Are you telling me that a firm that simply gave a permanent offer and a $35,000 bonus/gift after 2L OCI would lose recruits to firms with summer programs?? I doubt it.
Lat, you should do a survey on that option.
At my firm, the big resentment is that summers are given better/more substantive assignments while more senior guys are doing privilege logs while pretending documents don't exist. Smiling when you are too tired to stand. Or maybe that's just me. I need to get back to the large scanned pdfs now.
I like the summers themselves fine. I was one.
9:21 p.m. - We roll(ed) in different circles. Not trying to sound elitist, but remember that not all people in their early 20's are the same. Natty Ice has never passed my lips. The solid frats didn't even buy that crap.
9:23 p.m. - Look, yes, we can be busy at times, but (a) we still like to feel connected to the world (I check the news, limited sports scores, and ATL--I think I'm allowed those 15-30 minutes/day); and (b) be glad that actual attorneys are taking the time to read and post so that you get this "insider info," otherwise this would be xoxo.
12:17 a.m. - You hit the nail on the head for me (for this summer anyway).

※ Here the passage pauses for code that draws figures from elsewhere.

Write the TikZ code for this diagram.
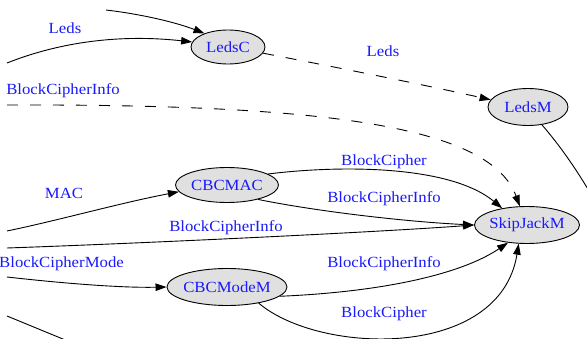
\documentclass[tikz,border=0pt]{standalone}
\usepackage{fontspec}
\setmainfont{Liberation Serif}[FakeStretch=1.08]
\usetikzlibrary{arrows.meta,shapes.geometric}
\definecolor{lblblue}{RGB}{25,25,250}
\definecolor{statefill}{RGB}{224,224,224}

\begin{document}
\begin{tikzpicture}[x=1pt,y=-1pt,
  labelfont/.style={font=\fontsize{15.5}{18}\selectfont},
  state/.style={ellipse, draw=black, line width=0.9pt, fill=statefill,
    text=lblblue, inner sep=0pt, labelfont},
  link/.style={line width=0.9pt, draw=black},
  arrowlink/.style={link, -{Triangle[length=11pt,width=7.5pt]}},
  dashlink/.style={dash pattern=on 11pt off 12pt},
  lab/.style={text=lblblue, inner sep=0pt, labelfont, anchor=base}]

\useasboundingbox (0,0) rectangle (587,339);
\clip (0,0) rectangle (587,339);

% modules
\node[state, minimum width=74pt,  minimum height=34pt] (LedsC)     at (228,47)  {\makebox[0pt]{LedsC}};
\node[state, minimum width=80pt,  minimum height=37pt] (LedsM)     at (528,107) {\makebox[0pt]{LedsM}};
\node[state, minimum width=103pt, minimum height=35pt] (CBCMAC)    at (227,185) {\makebox[0pt]{CBCMAC}};
\node[state, minimum width=120pt, minimum height=37pt] (CBCModeM)  at (227,287) {\makebox[0pt]{CBCModeM}};
\node[state, minimum width=105pt, minimum height=37pt] (SkipJackM) at (527,225) {\makebox[0pt]{SkipJackM}};

% loose ends of connections from modules outside the view
\coordinate (inTop)   at (106,10);
\coordinate (inLeds)  at (7,63);
\coordinate (inInfoA) at (7,105);
\coordinate (inMAC)   at (7,231);
\coordinate (inInfoB) at (7,248);
\coordinate (inMode)  at (7,277);
\coordinate (inLow)   at (7,316);
\coordinate (outLow)  at (75,344);
\coordinate (outLedsM) at (600,210);

% connections
\draw[arrowlink] (inTop) .. controls (140,14) and (175,22) .. (LedsC.150);
\draw[arrowlink] (inLeds) .. controls (60,42) and (120,34) .. (LedsC.172);
\draw[arrowlink, dashlink] (LedsC.-10) .. controls (340,68) and (420,84) .. (LedsM.169);
\draw[arrowlink, dashlink] (inInfoA) .. controls (320,104) and (490,125) .. (SkipJackM.111);
\draw[link] (LedsM.-52) .. controls (555,140) and (575,165) .. (outLedsM);
\draw[arrowlink] (CBCMAC.15) .. controls (340,165) and (450,165) .. (SkipJackM.146);
\draw[arrowlink] (CBCMAC.-25) .. controls (320,212) and (410,222) .. (SkipJackM.west);
\draw[arrowlink] (inInfoB) .. controls (150,243) and (380,232) .. (SkipJackM.west);
\draw[arrowlink] (inMAC) .. controls (60,220) and (120,203) .. (CBCMAC.188);
\draw[arrowlink] (inMode) .. controls (60,283) and (120,288) .. (CBCModeM.west);
\draw[arrowlink] (CBCModeM.-10) .. controls (380,292) and (460,275) .. (SkipJackM.223);
\draw[arrowlink] (CBCModeM.-27) .. controls (320,355) and (500,360) .. (SkipJackM.246);
\draw[link] (inLow) -- (outLow);

% connection labels
\node[lab] (lLedsA)  at (65,34)   {Leds};
\node[lab] (lInfoA)  at (63,95)   {BlockCipherInfo};
\node[lab] (lLedsB)  at (383,57)  {Leds};
\node[lab] (lBCA)    at (384,166) {BlockCipher};
\node[lab] (lMAC)    at (64,199)  {MAC};
\node[lab] (lInfoB)  at (384,203) {BlockCipherInfo};
\node[lab] (lInfoC)  at (226,232) {BlockCipherInfo};
\node[lab, anchor=base east] (lMode) at (124,268) {BlockCipherMode};
\node[lab] (lInfoD)  at (384,268) {BlockCipherInfo};
\node[lab] (lBCB)    at (384,318) {BlockCipher};
\end{tikzpicture}
\end{document}
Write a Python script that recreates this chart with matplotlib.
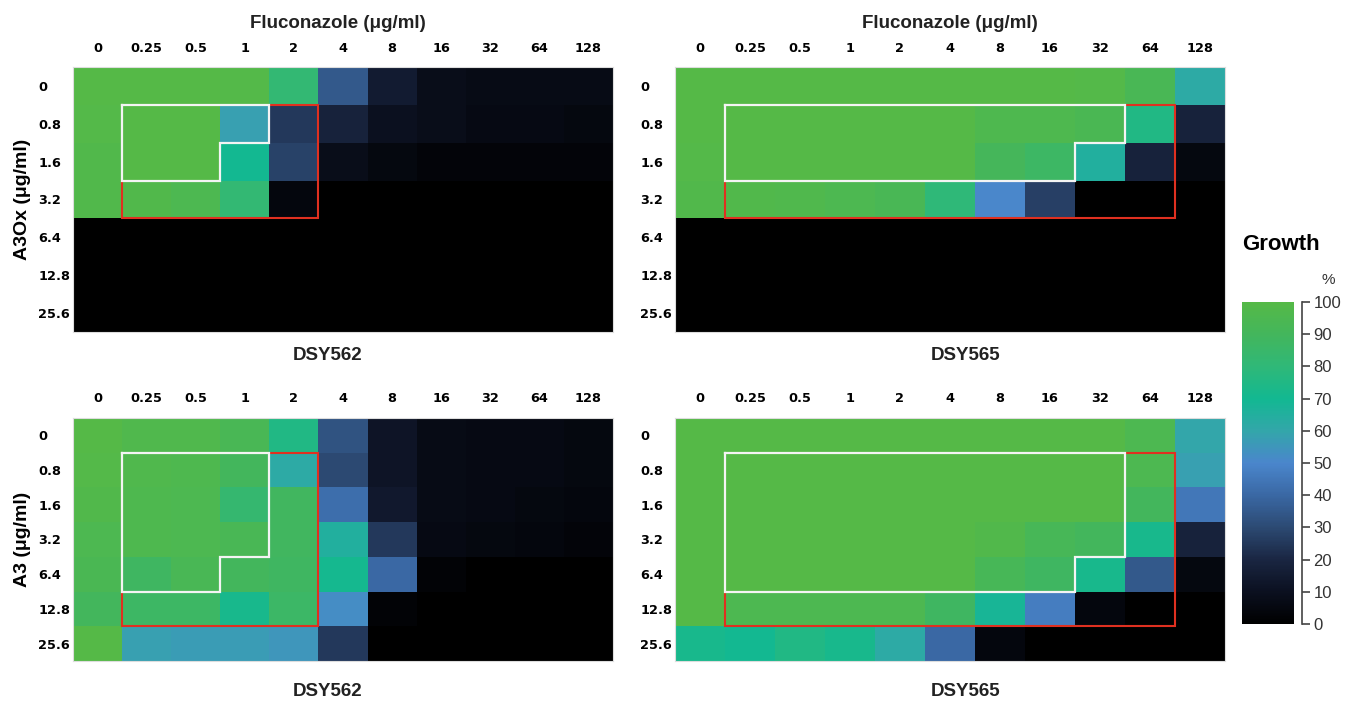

1:15 PM; When you say we rolled in different circles, I will not doubt that (the mere fact of you needing to state that we rolled in different circles to make your point suffices)....When you say that people in their early 20's are not always the same....isnt that the point i was trying to make? Noir/Blanc?...probably a fair statement to say that not every 24 year old is going to know that Blanc = white Noir = red...which makes it equally far-fetched that an associate at lunch with a summer would complain of such a minor.....yes MINOR...detail about wine.